对于第一个问题,主要困难在于现有组织在衡量知识工作者的业绩时采用了双重标准。传统的蓝领工人只需完成组织安排的工作任务就达到了目标,而专业人员要同时为两个目标服务:一方面,专业人士的工作首先必须符合专业要求的标准;另一方面,作为组织的一员专业人员必须完成组织赋予的任务。追求双重目标的结果使得许多专业型组织成了所谓的“双头怪物”——专业人员必须同时对相互冲突的双重标准负责。其次,这些专业人员的知识是如此专门化,以至于组织中无人能够有效地领导他们。比如,每个医院只需要少数几个X光仪器操作师,大多数企业只需少数几个计算机系统维护人员,许多小企业甚至只需要一个兼职的财务管理人员。

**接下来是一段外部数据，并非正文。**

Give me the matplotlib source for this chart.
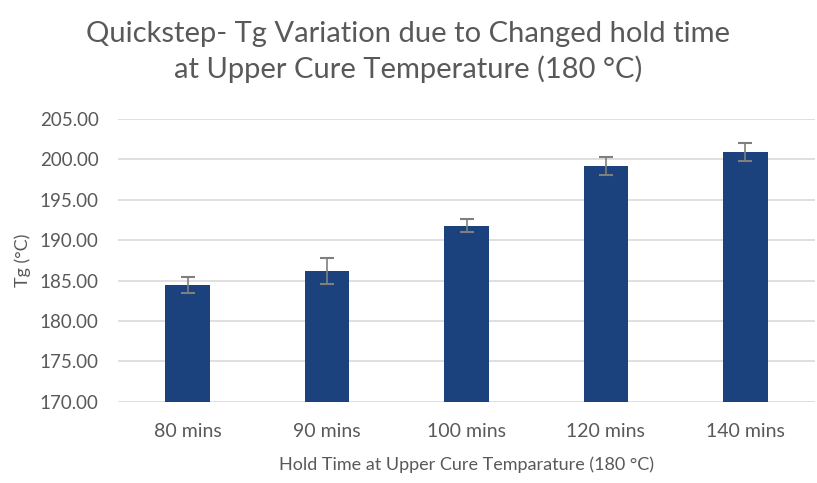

一个组织往往需要各种不同类型专业人员的服务,各个专业的人数又只需要少数几个,组织中的管理人员如何能够有效领导和激励这些人呢?近年来,欧美国家出现的所谓专业雇员组织(Professional Employee Organization,简称PEO)是解决这些问题一种成功尝试151。这种PEO组织由同一领域的专业人员组成,PEO的雇员只需对专业目标负责,由PEO组织对其雇员按专业要求进行专业训练和评价。PEO将专业雇员介绍给需要专业服务的组织,专业人员与这些组织之间形成临时雇佣关系。在雇佣期间,专业人员必须完成雇主分配的任务,即对组织目标负责。这种新型组织将专业人员与其他雇员分离开来,既避免了双重目标困境,又使专业人员得到有效管理。

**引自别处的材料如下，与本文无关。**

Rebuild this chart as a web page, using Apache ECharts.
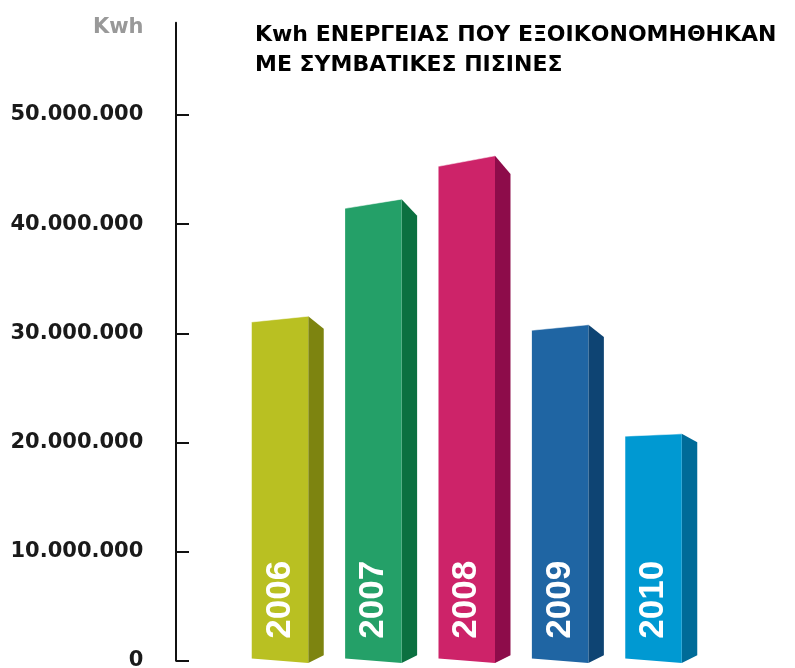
<!DOCTYPE html>
<html>
<head>
<meta charset="utf-8">
<script src="https://cdn.jsdelivr.net/npm/echarts@6/dist/echarts.min.js"></script>
<style>
html,body{margin:0;padding:0;background:#fff;}
#chart{width:795px;height:668px;}
</style>
</head>
<body>
<div id="chart"></div>
<script>
const categories = ['2006', '2007', '2008', '2009', '2010'];
const savedKwh = [31300000, 41870000, 45780000, 30530000, 20680000];
const yTickValues = [0, 10000000, 20000000, 30000000, 40000000, 50000000];
const unitLabel = 'Kwh';
const titleLines = ['Kwh ΕΝΕΡΓΕΙΑΣ ΠΟΥ ΕΞΟΙΚΟΝΟΜΗΘΗΚΑΝ', 'ΜΕ ΣΥΜΒΑΤΙΚΕΣ ΠΙΣΙΝΕΣ'];

const frontColors = ['#b9c022', '#24a068', '#cd2369', '#1f65a3', '#0099d2'];
const sideColors = ['#7d8410', '#0b7040', '#8d0c4a', '#0e4473', '#006b98'];

function fmt(v) {
  return String(Math.round(v)).replace(/\B(?=(\d{3})+(?!\d))/g, '.');
}

const chart = echarts.init(document.getElementById('chart'), null, {renderer: 'canvas'});

function renderItem(params, api) {
  const i = api.value(0);
  const v = api.value(1);
  const top = api.coord([i, v]);
  const base = api.coord([i, 0]);
  const band = api.size([1, 0])[0];
  const w = band * 0.605;
  const cx = top[0];
  const xl = cx - w / 2, xr = cx + w / 2;
  const horizon = base[1] - 149;
  const p = 0.015;
  const persp = (y, s) => horizon + (y - horizon) * s;
  const ytl = persp(top[1], 1 - p), ytr = persp(top[1], 1 + p);
  const ybl = persp(base[1], 1 - p), ybr = persp(base[1], 1 + p);
  const sw = 15.5;
  const h2 = base[1] + 13;
  const yst = h2 + (ytr - h2) * 0.965;
  const ysb = ybr - 7.7;
  return {
    type: 'group',
    children: [
      {
        type: 'polygon',
        shape: {points: [[xr, ybr], [xr + sw, ysb], [xr + sw, yst], [xr, ytr]]},
        style: {fill: sideColors[i]}
      },
      {
        type: 'polygon',
        shape: {points: [[xl, ybl], [xr, ybr], [xr, ytr], [xl, ytl]]},
        style: {fill: frontColors[i]}
      },
      {
        type: 'polyline',
        shape: {points: [[xl, ytl], [xr, ytr]]},
        style: {stroke: 'rgba(255,255,255,0.55)', lineWidth: 1, fill: null}
      },
      {
        type: 'text',
        x: cx,
        y: base[1] - 61,
        rotation: Math.PI / 2,
        style: {
          text: categories[i],
          fill: '#ffffff',
          font: 'bold 35px "Liberation Sans", Arial, sans-serif',
          align: 'center',
          verticalAlign: 'middle'
        }
      }
    ]
  };
}

const option = {
  animation: false,
  backgroundColor: '#ffffff',
  title: {
    text: titleLines.join('\n'),
    left: 255,
    top: 20,
    padding: 0,
    textStyle: {
      fontFamily: '"DejaVu Sans", sans-serif',
      fontWeight: 'bold',
      fontSize: 22,
      lineHeight: 30,
      color: '#000000'
    }
  },
  graphic: [
    {
      type: 'text',
      x: 143.5,
      y: 28,
      style: {
        text: unitLabel,
        fill: '#999999',
        font: 'bold 21px "DejaVu Sans", sans-serif',
        align: 'right',
        verticalAlign: 'middle'
      }
    }
  ],
  grid: {
    left: 233.3,
    right: 94.8,
    top: 22.7,
    bottom: 7.3,
    containLabel: false,
    outerBoundsMode: 'none'
  },
  xAxis: {
    type: 'category',
    data: categories,
    show: false
  },
  yAxis: {
    type: 'value',
    min: 0,
    max: 58460000,
    offset: 57.3,
    axisLine: {show: true, lineStyle: {color: '#111111', width: 2}},
    axisTick: {
      show: true,
      inside: true,
      length: 13,
      lineStyle: {color: '#111111', width: 2},
      customValues: yTickValues
    },
    axisLabel: {
      show: true,
      margin: 32.7,
      color: '#1a1a1a',
      fontFamily: '"DejaVu Sans", sans-serif',
      fontWeight: 'bold',
      fontSize: 21,
      customValues: yTickValues,
      formatter: function (v) { return fmt(v); }
    },
    splitLine: {show: false}
  },
  series: [
    {
      type: 'custom',
      clip: false,
      renderItem: renderItem,
      encode: {x: 0, y: 1},
      data: savedKwh.map(function (v, i) { return [i, v]; })
    }
  ]
};

chart.setOption(option);
</script>
</body>
</html>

  如前所述,21世纪发展最快的部门是知识型组织最为集中的地方,医院和学校是这类组织的典型代表。事实上,无论在发达国家还是在发展中国家,绝大部分医院与学校都是属于非营利性组织(在我国既有事业单位也有社会组织)。从德鲁克将非营利组织看作工厂社区的替代物来看,他所指的非营利组织主要是提供社区服务的机构,关于这类组织的管理问题留待下文讨论。这里所讨论的知识型组织主要是指第三产业或服务产业(包括金融、科技、教育、医疗卫生、文化娱乐、体育、休闲等行业)中知识和专业人才密集的组织。

  今天,组织理论是管理学领域发展最快的领域,新名词新理论层出不穷。传统组织被称为科层制组织、金字塔组织、机械型组织、封闭型组织,信息时代的组织则被称为扁平型组织、蜂窝型组织、生态型组织、学习型组织、虚拟组织等等。不管这些组织概念名称如何,有一点可以肯定的是,今天的组织已经不同于传统的组织。从某种程度上讲,知识型组织是以信息为主要生产资源的组织。传统的企业组织模仿军队的体制,以信息为主的组织则更类似于医院或交响乐团,而非典型的制造企业152。某种意义上说,知识型组织的管理比交响乐团还要困难得多。在交响乐团中,乐谱已经交给演奏者和指挥。而在企业中,乐谱是在演奏的过程中,边演奏边写成的。为了知道乐谱是什么,在以信息为基础的组织中,每个人都必须通过实现一致赞同、人人清楚明了的目标来管理。因此,目标管理及自主管理必然是以信息为基础的组织的一体化原则153。

  在知识型组织中,德鲁克尤其关注高等教育的管理变革。每一种早期的高等教育制度——中国的、美国的、日本的——都把学校视为社会流动的催化剂,通过这种流动,才华横溢奋发有为的“下等阶级”人士可以进入社会上层和获得社会地位154。在早期,人们在大学毕业之后,学业就完成了,在大学阶段学过的知识几乎可以伴随整个职业生涯,因此,一旦大学毕业,人们就成为“受过教育的人”。今天,由于知识的迅速老化,受教育成为持续终身的事情。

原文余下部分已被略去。